Parce que le lieu, les moyens financiers, l’espace mental, ce n’est pas tant sur le rendu de l’écriture qu’ils changent quelque chose, comme sur ce qu’il nous reste de santé mentale à la fin de l’exercice. Écrire, on le dit souvent, n’est pas toujours confortable. S’assurer un minimum de confort pour y parvenir est une grâce.

J’essaie de terminer ce texte la veille de la date limite qui m’a été assignée. C’est notre cinquième jour d’isolement en raison du virus respiratoire de ma fille. Je n’ai pas arrosé l’immense sapin de Noël qui déborde vers mon bureau pendant toute cette période. Le niveau de chaos que provoque une enfant condamnée à se débrouiller pour jouer seule pendant que sa mère télétravaille est… imposant. Il est 21h21: elle vient juste de s’endormir enfin. Ça fait presque une heure que je m’obstine, me choque, caresse et, entre chaque épisode où je dois aller m’occuper du refus de sommeil, je viens écrire un paragraphe. Les restes du souper sont encore sur la table, mais j’ai pensé à mettre en marche le lave-vaisselle.

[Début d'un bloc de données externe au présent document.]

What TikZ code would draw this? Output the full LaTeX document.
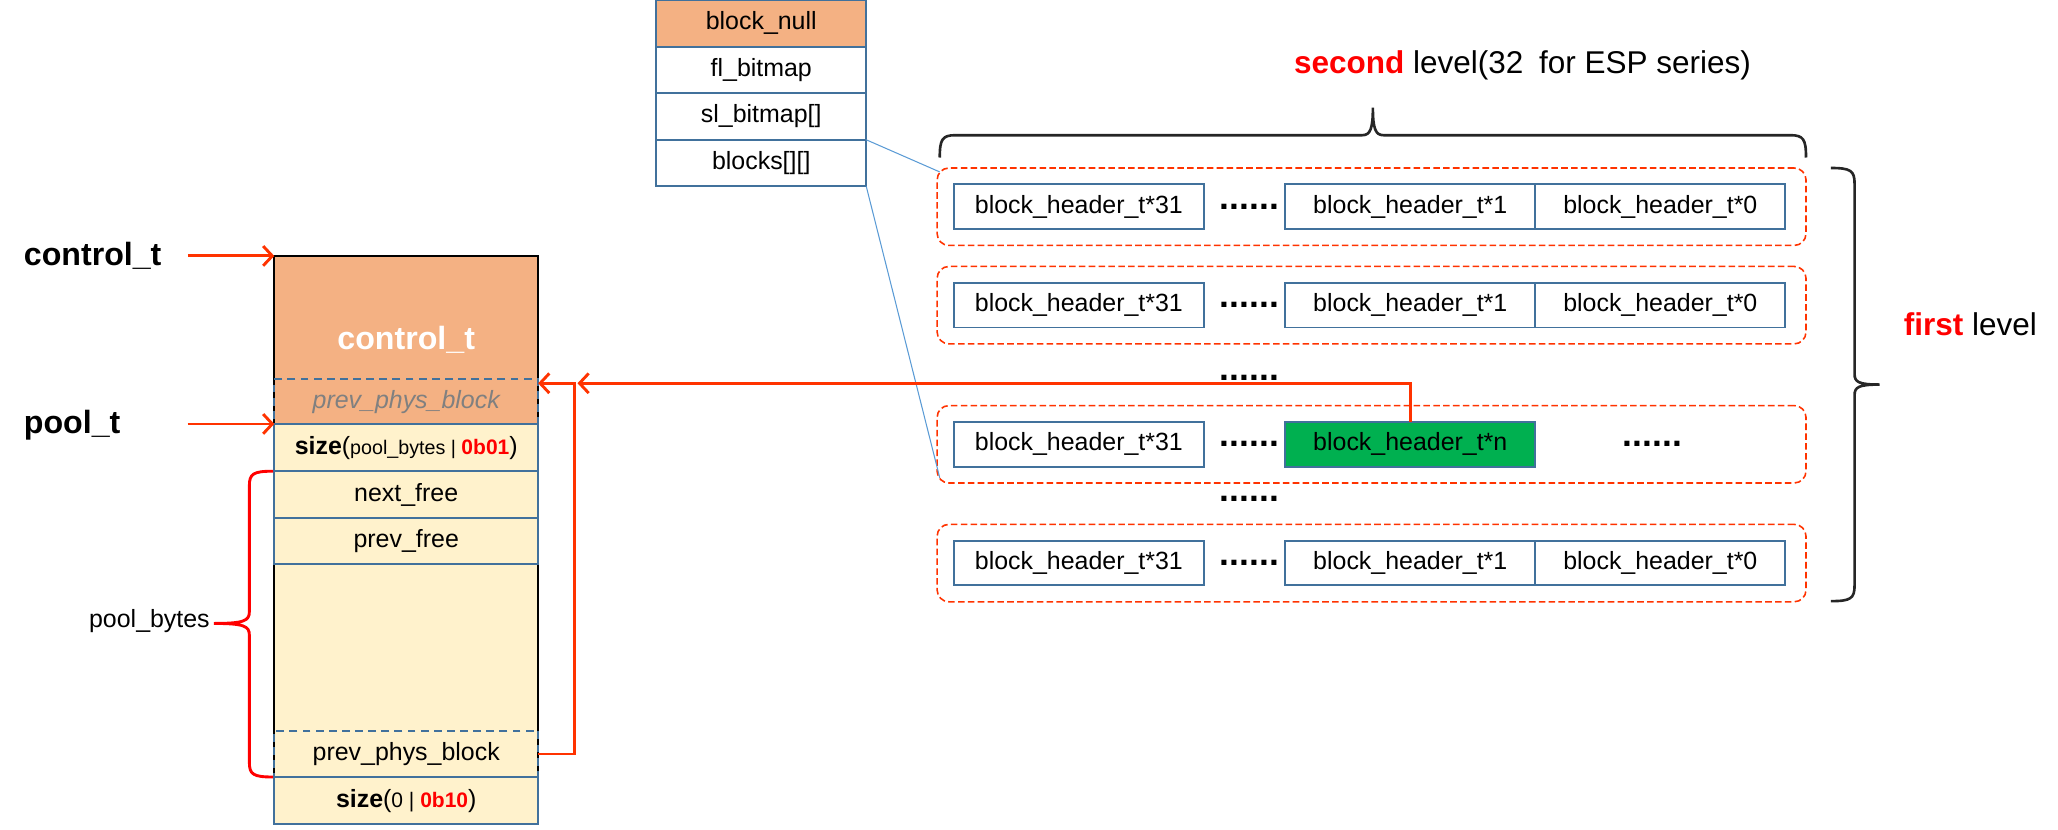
\documentclass[tikz,border=0pt]{standalone}
\usepackage{fontspec}
\setmainfont{Liberation Sans}
\usetikzlibrary{positioning,arrows.meta}

\definecolor{hdrorange}{HTML}{F4B183}
\definecolor{memyellow}{HTML}{FFF2CC}
\definecolor{cellblue}{HTML}{41719C}
\definecolor{linkred}{HTML}{FF3300}
\definecolor{freegreen}{HTML}{00B050}
\definecolor{thinblue}{HTML}{5B9BD5}
\newcommand{\setfs}[1]{\fontsize{#1}{#1}\selectfont}

\begin{document}
\begin{tikzpicture}[x=1pt,y=-1pt,
        cell/.style={draw=cellblue,line width=1.4pt,inner sep=0pt,outer sep=0pt,
                     minimum width=201,minimum height=35.5,font=\setfs{19}},
        memcell/.style={cell,fill=memyellow},
        linkcell/.style={cell,dash pattern=on 6pt off 4pt},
        tblcell/.style={cell,fill=white,minimum width=160},
        hdr/.style={cell,fill=white,minimum width=190.5,minimum height=34},
        level/.style={draw=linkred,line width=1.2pt,dash pattern=on 5pt off 2.5pt,rounded corners=9pt,
                      minimum width=662,minimum height=59,inner sep=0pt,outer sep=0pt},
        dots/.style={font=\setfs{27}\bfseries,inner sep=0pt},
        ptr/.style={draw=linkred,line width=2.2pt,-{Straight Barb[length=7pt,width=15pt]}},
        tolevel/.style={draw=thinblue,line width=0.8pt},
        bigbrace/.style={draw=black!85,line width=2pt}]
        \useasboundingbox (0,0) rectangle (1568,632);

        % control_t table
        \node[tblcell,fill=hdrorange] at (580,17.75) (bnull) {block\_null};
        \node[tblcell,below=0pt of bnull] (flbm) {fl\_bitmap};
        \node[tblcell,below=0pt of flbm] (slbm) {sl\_bitmap[]};
        \node[tblcell,below=0pt of slbm] (blocks) {blocks[][]};

        % memory of the pool
        \node[draw=black,line width=1.4pt,fill=hdrorange,minimum width=201,minimum height=128,
              inner sep=0pt,outer sep=0pt,text=white,font=\setfs{24.5}\bfseries] at (309.5,259) (ctrl) {control\_t};
        \node[draw=black,line width=1.4pt,fill=memyellow,minimum width=201,minimum height=304,
              inner sep=0pt,outer sep=0pt] at (309.5,475) (pool) {};
        \node[linkcell,text=black!50,font=\setfs{19}\itshape,minimum height=34] at (309.5,306) (pbtop) {prev\_phys\_block};
        \node[memcell,minimum height=36] at (309.5,341) (size1)
             {\textbf{size}({\setfs{15}pool\_bytes | \textcolor{red}{\bfseries\setfs{16}0b01}})};
        \node[memcell,below=0pt of size1] (nf) {next\_free};
        \node[memcell,below=0pt of nf] (pf) {prev\_free};
        \node[linkcell] at (309.5,574.5) (pb) {prev\_phys\_block};
        \node[memcell,below=0pt of pb] (size0)
             {\textbf{size}({\setfs{16}0 | \textcolor{red}{\bfseries 0b10}})};

        \node[font=\setfs{24.5}\bfseries,anchor=west,inner sep=0pt] at (18,195) (ctrllbl) {control\_t};
        \node[font=\setfs{24.5}\bfseries,anchor=west,inner sep=0pt] at (18,324) (poollbl) {pool\_t};
        \node[font=\setfs{19},anchor=east,inner sep=0pt] at (160,473) (bytes) {pool\_bytes};
        \draw[ptr] ([xshift=20pt]ctrllbl.east) -- (ctrl.north west);
        \draw[ptr] (143,323) -- (size1.north west);
        \draw[draw=red,line width=2.2pt] (208,359) .. controls (193,359) and (190,361) .. (190,370) -- (190,466)
              .. controls (190,473) and (186,475) .. (163,475) .. controls (186,475) and (190,477) .. (190,484)
              -- (190,581) .. controls (190,590) and (193,592) .. (208,592);

        % first level lists
        \node[level] at (1045,157.5) (r1) {};
        \node[level] at (1045,232.5) (r2) {};
        \node[level] at (1045,338.5) (r3) {};
        \node[level] at (1045,429) (r4) {};

        \node[hdr] at (822,157.5) (a31) {block\_header\_t*31};
        \node[dots] at (952,157.5) (adots) {......};
        \node[hdr] at (1074.5,157.5) (a1) {block\_header\_t*1};
        \node[hdr,right=0pt of a1] (a0) {block\_header\_t*0};

        \node[hdr] at (822,232.5) (b31) {block\_header\_t*31};
        \node[dots] at (952,232.5) (bdots) {......};
        \node[hdr] at (1074.5,232.5) (b1) {block\_header\_t*1};
        \node[hdr,right=0pt of b1] (b0) {block\_header\_t*0};

        \node[hdr] at (822,338.5) (c31) {block\_header\_t*31};
        \node[dots] at (952,338.5) (cdots) {......};
        \node[hdr,fill=freegreen] at (1074.5,338.5) (cn) {block\_header\_t*n};
        \node[dots] at (1259,338.5) (cmore) {......};

        \node[hdr] at (822,429) (d31) {block\_header\_t*31};
        \node[dots] at (952,429) (ddots) {......};
        \node[hdr] at (1074.5,429) (d1) {block\_header\_t*1};
        \node[hdr,right=0pt of d1] (d0) {block\_header\_t*0};

        \node[dots] at (952,288) (gap1) {......};
        \node[dots] at (952,380) (gap2) {......};

        \draw[tolevel] (blocks.north east) -- ([shift={(2,3)}]r1.north west);
        \draw[tolevel] (blocks.south east) -- ([shift={(2,-4)}]r3.south west);

        % links of prev_phys_block
        \coordinate (back) at (438,292);
        \draw[ptr] (pb.east) -| (back) -- (ctrl.east |- back);
        \draw[ptr] (cn.north) |- ([xshift=2pt]back);

        % levels
        \draw[bigbrace] (716,120) .. controls (716,106) and (718,103) .. (728,103) -- (1038,103)
              .. controls (1044,103) and (1046,98) .. (1046,82) .. controls (1046,98) and (1048,103) .. (1054,103)
              -- (1364,103) .. controls (1374,103) and (1376,106) .. (1376,120);
        \draw[bigbrace] (1395,128) .. controls (1410,128) and (1413,130) .. (1413,140) -- (1413,285)
              .. controls (1413,291) and (1416,293) .. (1432,293) .. controls (1416,293) and (1413,295) .. (1413,301)
              -- (1413,446) .. controls (1413,456) and (1410,458) .. (1395,458);
        \node[font=\setfs{24}] at (1160,50) (second) {\textcolor{red}{\bfseries second} level(32\enspace for ESP series)};
        \node[font=\setfs{24},anchor=west] at (1447,247) (first) {\textcolor{red}{\bfseries first} level};

        %\draw (pf.east) -- (cn.west);
    \end{tikzpicture}
\end{document}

Le texte se sera donc écrit même si je répète souvent: «Je vais craquer…» Or, la vérité, c’est que ce n’est jamais en écrivant ce texte que je me le dis. Écrire est encore souvent une récompense, une bénédiction. C’est ce qui me fait survivre. Cette responsabilité qui semble en concurrence avec les autres n’est de trop que dans l’œil de ceux qui s’imaginent qu’elle a moins d’importance que de nettoyer la table après le souper.

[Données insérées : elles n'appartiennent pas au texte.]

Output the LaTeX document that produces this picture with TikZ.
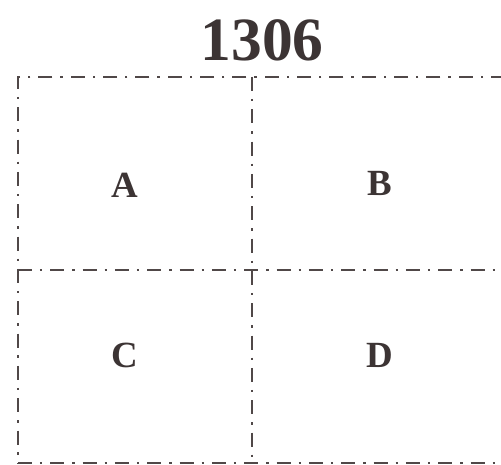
\documentclass[tikz,border=0pt]{standalone}
\usepackage{fontspec}
\setmainfont{Liberation Serif}
\usetikzlibrary{positioning,calc}

\definecolor{inkgray}{HTML}{3C3434}

\begin{document}
\begin{tikzpicture}[x=0.02cm,y=-0.02cm,
  cutline/.style={draw=inkgray!90,line width=1.1pt,dash pattern=on 8pt off 4.5pt on 1.4pt off 4.5pt},
  cell/.style={font=\bfseries\fontsize{21}{21}\selectfont,text=inkgray}]
  \useasboundingbox (0,0) rectangle (501,465);
  \node[font=\bfseries\fontsize{35}{35}\selectfont,text=inkgray] (title) at (262,40) {1306};
  % frame corners and split lines
  \coordinate (tl) at (18,77);
  \coordinate (tr) at (505,77);
  \coordinate (bl) at (18,463);
  \coordinate (br) at (505,463);
  \coordinate (mt) at (252,77);
  \coordinate (mb) at (252,463);
  \coordinate (ml) at (18,270);
  \coordinate (mr) at (505,270);
  \draw[cutline] (tr) -- (tl) -- (bl);
  \draw[cutline] (bl) -- (br);
  \draw[cutline] (mt) -- (mb);
  \draw[cutline] (ml) -- (mr);
  \node[cell] (A) at (125,185) {A};
  \node[cell] (B) at (380,183) {B};
  \node[cell] (C) at (125,355) {C};
  \node[cell] (D) at (380,355) {D};
\end{tikzpicture}
\end{document}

C’est ça, le vrai avantage d’avoir un lieu à soi: entre deux moments de crise ou de care, entre deux urgences au travail, je n’ai qu’à me glisser ici et à reprendre où j’avais laissé. Bien sûr, mon bureau déborde – oups, la boîte de kleenex vient de glisser par terre, vous l’y trouverez si vous passez dans deux mois – et je travaille entre des crayons-feutres qui ont perdu leur bouchon et des poupées démantibulées, entre des factures à payer et le formulaire pour renouveler mon abonnement à la revue que vous lisez en ce moment. Bien sûr.

Sauf que j’ai le grand luxe de pouvoir oublier la vaisselle sale du souper sur la table, luxe que je n’aurais pas s’il fallait que je sorte un ordinateur portable de sa cachette pour reprendre où j’en étais en me faisant un espace sur la table de cuisine. Mon fil d’écriture m’attend toujours au même endroit, en suspens, et à la moindre occasion, je peux venir ajouter quelques points à mon ouvrage. C’est vrai que c’est une chose de plus à faire, mais ce n’est jamais de trop.

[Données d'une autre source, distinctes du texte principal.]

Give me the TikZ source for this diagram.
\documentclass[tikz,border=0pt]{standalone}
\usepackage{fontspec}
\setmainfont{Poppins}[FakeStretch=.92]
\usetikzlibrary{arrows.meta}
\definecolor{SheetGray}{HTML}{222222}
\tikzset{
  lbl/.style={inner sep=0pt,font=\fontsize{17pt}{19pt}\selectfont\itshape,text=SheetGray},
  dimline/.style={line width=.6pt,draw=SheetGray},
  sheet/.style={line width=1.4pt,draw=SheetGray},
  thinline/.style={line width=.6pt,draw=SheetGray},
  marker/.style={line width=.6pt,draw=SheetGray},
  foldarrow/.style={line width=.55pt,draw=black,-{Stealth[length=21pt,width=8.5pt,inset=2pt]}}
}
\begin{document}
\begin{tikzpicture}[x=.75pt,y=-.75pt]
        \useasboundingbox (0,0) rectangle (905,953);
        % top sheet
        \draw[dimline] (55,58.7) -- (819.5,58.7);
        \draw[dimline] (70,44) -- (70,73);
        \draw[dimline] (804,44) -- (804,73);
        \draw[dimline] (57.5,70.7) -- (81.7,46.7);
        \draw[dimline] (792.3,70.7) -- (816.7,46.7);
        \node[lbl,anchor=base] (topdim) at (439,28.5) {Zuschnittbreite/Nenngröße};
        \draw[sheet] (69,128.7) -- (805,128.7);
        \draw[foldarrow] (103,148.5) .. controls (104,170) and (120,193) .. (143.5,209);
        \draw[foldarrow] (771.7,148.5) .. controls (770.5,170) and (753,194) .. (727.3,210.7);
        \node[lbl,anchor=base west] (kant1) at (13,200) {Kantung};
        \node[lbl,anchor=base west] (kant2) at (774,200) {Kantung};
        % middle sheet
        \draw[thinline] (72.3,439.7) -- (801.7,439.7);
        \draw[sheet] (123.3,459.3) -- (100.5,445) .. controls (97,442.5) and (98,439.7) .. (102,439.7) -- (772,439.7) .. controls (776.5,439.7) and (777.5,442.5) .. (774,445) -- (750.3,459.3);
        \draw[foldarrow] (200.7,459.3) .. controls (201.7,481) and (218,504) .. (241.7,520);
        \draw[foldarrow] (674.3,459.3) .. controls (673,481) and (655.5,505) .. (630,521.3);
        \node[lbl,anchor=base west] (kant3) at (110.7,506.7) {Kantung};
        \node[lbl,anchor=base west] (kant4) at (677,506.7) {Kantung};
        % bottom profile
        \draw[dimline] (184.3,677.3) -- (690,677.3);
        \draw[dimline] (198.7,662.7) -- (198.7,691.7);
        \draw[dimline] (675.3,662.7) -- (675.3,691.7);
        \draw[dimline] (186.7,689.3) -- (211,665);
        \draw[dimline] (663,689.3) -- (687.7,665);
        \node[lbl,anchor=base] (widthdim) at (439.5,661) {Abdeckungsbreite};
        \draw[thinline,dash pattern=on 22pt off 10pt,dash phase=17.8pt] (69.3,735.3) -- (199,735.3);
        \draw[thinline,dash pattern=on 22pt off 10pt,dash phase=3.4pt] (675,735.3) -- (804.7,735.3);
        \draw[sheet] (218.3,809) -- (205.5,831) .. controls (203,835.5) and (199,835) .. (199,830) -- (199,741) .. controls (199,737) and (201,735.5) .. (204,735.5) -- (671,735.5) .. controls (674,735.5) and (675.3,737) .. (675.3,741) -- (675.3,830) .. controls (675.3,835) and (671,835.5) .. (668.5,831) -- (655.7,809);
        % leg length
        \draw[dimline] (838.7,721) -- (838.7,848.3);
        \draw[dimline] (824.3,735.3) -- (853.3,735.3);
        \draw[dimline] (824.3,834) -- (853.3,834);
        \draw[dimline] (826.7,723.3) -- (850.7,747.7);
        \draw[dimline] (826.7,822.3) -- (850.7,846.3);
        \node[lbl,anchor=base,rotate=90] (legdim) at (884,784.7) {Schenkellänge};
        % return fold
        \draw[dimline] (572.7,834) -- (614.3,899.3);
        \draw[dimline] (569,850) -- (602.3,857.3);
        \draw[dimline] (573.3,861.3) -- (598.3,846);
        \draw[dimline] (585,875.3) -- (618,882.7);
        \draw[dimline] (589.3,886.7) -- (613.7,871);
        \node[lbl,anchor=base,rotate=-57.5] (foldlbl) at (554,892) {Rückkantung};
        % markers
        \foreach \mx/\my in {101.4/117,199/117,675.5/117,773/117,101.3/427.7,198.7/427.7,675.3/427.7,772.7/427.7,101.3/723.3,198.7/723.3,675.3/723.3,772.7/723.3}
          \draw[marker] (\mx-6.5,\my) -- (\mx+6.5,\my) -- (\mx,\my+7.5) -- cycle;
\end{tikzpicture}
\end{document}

Écrire n’est jamais la tâche de trop.

 


Catherine Voyer-Léger a publié neuf livres, dont le récit Nouées (Québec Amérique) et le recueil de microrécits Mouvements (Prise de parole) en 2022. Elle a aussi fait paraître l’essai Métier critique (Septentrion, 2020) et le livre Prendre corps (La Peuplade, 2018) qui lui a valu le prix littéraire Jacques-Poirier-Outaouais. Elle est directrice générale du Conseil québécois du théâtre.